'''

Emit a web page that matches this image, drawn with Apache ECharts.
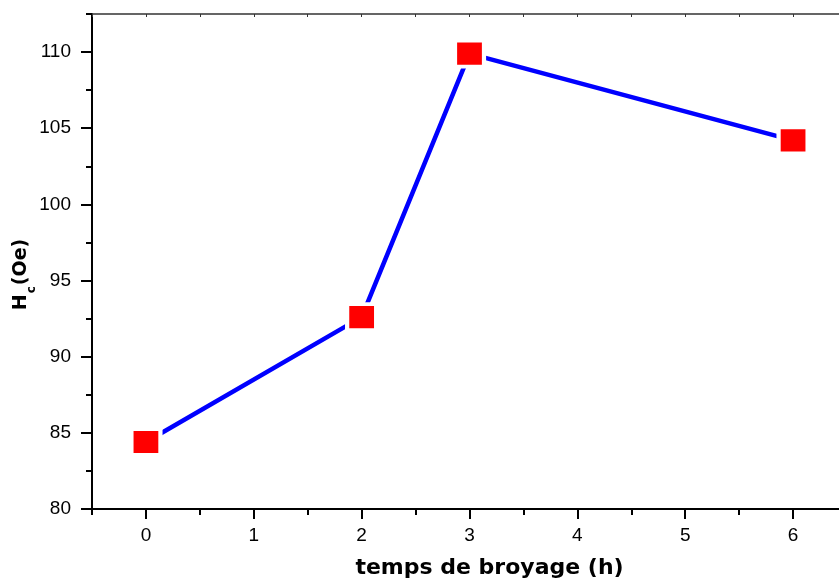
<!DOCTYPE html>
<html>
<head>
<meta charset="utf-8">
<script src="https://cdn.jsdelivr.net/npm/echarts@6/dist/echarts.min.js"></script>
<style>
  html, body { margin: 0; padding: 0; background: #fff; }
  #chart { width: 839px; height: 580px; }
</style>
</head>
<body>
<div id="chart"></div>
<script>
// Coercivity versus milling time
const hours = [0, 2, 3, 6];
const hcOe = [84.4, 92.6, 109.9, 104.2];

const xMajorTicks = [0, 1, 2, 3, 4, 5, 6];
const xMinorTicks = [-0.5, 0.5, 1.5, 2.5, 3.5, 4.5, 5.5];
const xTopTicks = [-0.5, 0, 0.5, 1, 1.5, 2, 2.5, 3, 3.5, 4, 4.5, 5, 5.5, 6];
const yMajorTicks = [80, 85, 90, 95, 100, 105, 110];
const yMinorTicks = [82.5, 87.5, 92.5, 97.5, 102.5, 107.5, 112.5];

const xTitle = 'temps de broyage (h)';

const chart = echarts.init(document.getElementById('chart'), null, { renderer: 'canvas' });

const labelFont = { fontFamily: '"Liberation Sans", Arial, sans-serif', fontSize: 19, color: '#000' };
const blackLine = { color: '#000', width: 2 };

chart.setOption({
  animation: false,
  backgroundColor: '#fff',
  grid: { left: 92, top: 14, bottom: 71, right: -8, containLabel: false, outerBoundsMode: 'none' },
  xAxis: [
    {
      type: 'value', position: 'bottom', min: -0.5, max: 6.5,
      axisLine: { show: true, onZero: false, lineStyle: blackLine },
      axisTick: { show: true, inside: false, length: 10, lineStyle: blackLine, customValues: xMajorTicks },
      axisLabel: Object.assign({ margin: 17, customValues: xMajorTicks }, labelFont),
      splitLine: { show: false },
      name: xTitle,
      nameLocation: 'middle',
      nameGap: 48,
      nameMoveOverlap: false,
      nameTextStyle: {
        fontFamily: '"DejaVu Sans", sans-serif', fontWeight: 'bold', fontSize: 22, color: '#000',
        padding: [0, 0, 0, 40]
      }
    },
    {
      type: 'value', position: 'bottom', min: -0.5, max: 6.5,
      axisLine: { show: false, onZero: false },
      axisTick: { show: true, inside: false, length: 6, lineStyle: blackLine, customValues: xMinorTicks },
      axisLabel: { show: false },
      splitLine: { show: false }
    },
    {
      type: 'value', position: 'top', min: -0.5, max: 6.5,
      axisLine: { show: true, onZero: false, lineStyle: { color: '#333', width: 1.5 } },
      axisTick: { show: true, inside: true, length: 3, lineStyle: { color: '#333', width: 1 }, customValues: xTopTicks },
      axisLabel: { show: false },
      splitLine: { show: false }
    }
  ],
  yAxis: [
    {
      type: 'value', position: 'left', min: 80, max: 112.5,
      axisLine: { show: true, onZero: false, lineStyle: blackLine },
      axisTick: { show: true, inside: false, length: 11, lineStyle: blackLine, customValues: yMajorTicks },
      axisLabel: Object.assign({ margin: 21, customValues: yMajorTicks }, labelFont),
      splitLine: { show: false },
      name: '{a|H}{b|c}{a|(Oe)}',
      nameLocation: 'middle',
      nameRotate: 90,
      nameGap: 54,
      nameMoveOverlap: false,
      nameTextStyle: {
        padding: [0, 26, 0, 0],
        rich: {
          a: { fontFamily: '"DejaVu Sans", sans-serif', fontWeight: 'bold', fontSize: 19, color: '#000', lineHeight: 26, verticalAlign: 'top' },
          b: { fontFamily: '"DejaVu Sans", sans-serif', fontWeight: 'bold', fontSize: 12, color: '#000', lineHeight: 12, verticalAlign: 'bottom', padding: [0, 1, 0, 1] }
        }
      }
    },
    {
      type: 'value', position: 'left', min: 80, max: 112.5,
      axisLine: { show: false, onZero: false },
      axisTick: { show: true, inside: false, length: 6, lineStyle: blackLine, customValues: yMinorTicks },
      axisLabel: { show: false },
      splitLine: { show: false }
    }
  ],
  series: [
    {
      type: 'line',
      xAxisIndex: 0,
      yAxisIndex: 0,
      data: hours.map((h, i) => [h, hcOe[i]]),
      lineStyle: { color: '#0000ff', width: 4.5, cap: 'round' },
      symbol: 'rect',
      symbolSize: [29, 26],
      itemStyle: { color: '#ff0000', borderColor: '#ffffff', borderWidth: 4 },
      emphasis: { disabled: true },
      clip: false,
      z: 3
    }
  ]
});
</script>
</body>
</html>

'''

◆ Written problem
Transcribe the whole listing exactly. Pictures stay out of your copy.

◆ Complete output
Emit a web page that matches this image, drawn with Apache ECharts.
<!DOCTYPE html>
<html>
<head>
<meta charset="utf-8">
<script src="https://cdn.jsdelivr.net/npm/echarts@6/dist/echarts.min.js"></script>
<style>
  html, body { margin: 0; padding: 0; background: #fff; }
  #chart { width: 839px; height: 580px; }
</style>
</head>
<body>
<div id="chart"></div>
<script>
// Coercivity versus milling time
const hours = [0, 2, 3, 6];
const hcOe = [84.4, 92.6, 109.9, 104.2];

const xMajorTicks = [0, 1, 2, 3, 4, 5, 6];
const xMinorTicks = [-0.5, 0.5, 1.5, 2.5, 3.5, 4.5, 5.5];
const xTopTicks = [-0.5, 0, 0.5, 1, 1.5, 2, 2.5, 3, 3.5, 4, 4.5, 5, 5.5, 6];
const yMajorTicks = [80, 85, 90, 95, 100, 105, 110];
const yMinorTicks = [82.5, 87.5, 92.5, 97.5, 102.5, 107.5, 112.5];

const xTitle = 'temps de broyage (h)';

const chart = echarts.init(document.getElementById('chart'), null, { renderer: 'canvas' });

const labelFont = { fontFamily: '"Liberation Sans", Arial, sans-serif', fontSize: 19, color: '#000' };
const blackLine = { color: '#000', width: 2 };

chart.setOption({
  animation: false,
  backgroundColor: '#fff',
  grid: { left: 92, top: 14, bottom: 71, right: -8, containLabel: false, outerBoundsMode: 'none' },
  xAxis: [
    {
      type: 'value', position: 'bottom', min: -0.5, max: 6.5,
      axisLine: { show: true, onZero: false, lineStyle: blackLine },
      axisTick: { show: true, inside: false, length: 10, lineStyle: blackLine, customValues: xMajorTicks },
      axisLabel: Object.assign({ margin: 17, customValues: xMajorTicks }, labelFont),
      splitLine: { show: false },
      name: xTitle,
      nameLocation: 'middle',
      nameGap: 48,
      nameMoveOverlap: false,
      nameTextStyle: {
        fontFamily: '"DejaVu Sans", sans-serif', fontWeight: 'bold', fontSize: 22, color: '#000',
        padding: [0, 0, 0, 40]
      }
    },
    {
      type: 'value', position: 'bottom', min: -0.5, max: 6.5,
      axisLine: { show: false, onZero: false },
      axisTick: { show: true, inside: false, length: 6, lineStyle: blackLine, customValues: xMinorTicks },
      axisLabel: { show: false },
      splitLine: { show: false }
    },
    {
      type: 'value', position: 'top', min: -0.5, max: 6.5,
      axisLine: { show: true, onZero: false, lineStyle: { color: '#333', width: 1.5 } },
      axisTick: { show: true, inside: true, length: 3, lineStyle: { color: '#333', width: 1 }, customValues: xTopTicks },
      axisLabel: { show: false },
      splitLine: { show: false }
    }
  ],
  yAxis: [
    {
      type: 'value', position: 'left', min: 80, max: 112.5,
      axisLine: { show: true, onZero: false, lineStyle: blackLine },
      axisTick: { show: true, inside: false, length: 11, lineStyle: blackLine, customValues: yMajorTicks },
      axisLabel: Object.assign({ margin: 21, customValues: yMajorTicks }, labelFont),
      splitLine: { show: false },
      name: '{a|H}{b|c}{a|(Oe)}',
      nameLocation: 'middle',
      nameRotate: 90,
      nameGap: 54,
      nameMoveOverlap: false,
      nameTextStyle: {
        padding: [0, 26, 0, 0],
        rich: {
          a: { fontFamily: '"DejaVu Sans", sans-serif', fontWeight: 'bold', fontSize: 19, color: '#000', lineHeight: 26, verticalAlign: 'top' },
          b: { fontFamily: '"DejaVu Sans", sans-serif', fontWeight: 'bold', fontSize: 12, color: '#000', lineHeight: 12, verticalAlign: 'bottom', padding: [0, 1, 0, 1] }
        }
      }
    },
    {
      type: 'value', position: 'left', min: 80, max: 112.5,
      axisLine: { show: false, onZero: false },
      axisTick: { show: true, inside: false, length: 6, lineStyle: blackLine, customValues: yMinorTicks },
      axisLabel: { show: false },
      splitLine: { show: false }
    }
  ],
  series: [
    {
      type: 'line',
      xAxisIndex: 0,
      yAxisIndex: 0,
      data: hours.map((h, i) => [h, hcOe[i]]),
      lineStyle: { color: '#0000ff', width: 4.5, cap: 'round' },
      symbol: 'rect',
      symbolSize: [29, 26],
      itemStyle: { color: '#ff0000', borderColor: '#ffffff', borderWidth: 4 },
      emphasis: { disabled: true },
      clip: false,
      z: 3
    }
  ]
});
</script>
</body>
</html>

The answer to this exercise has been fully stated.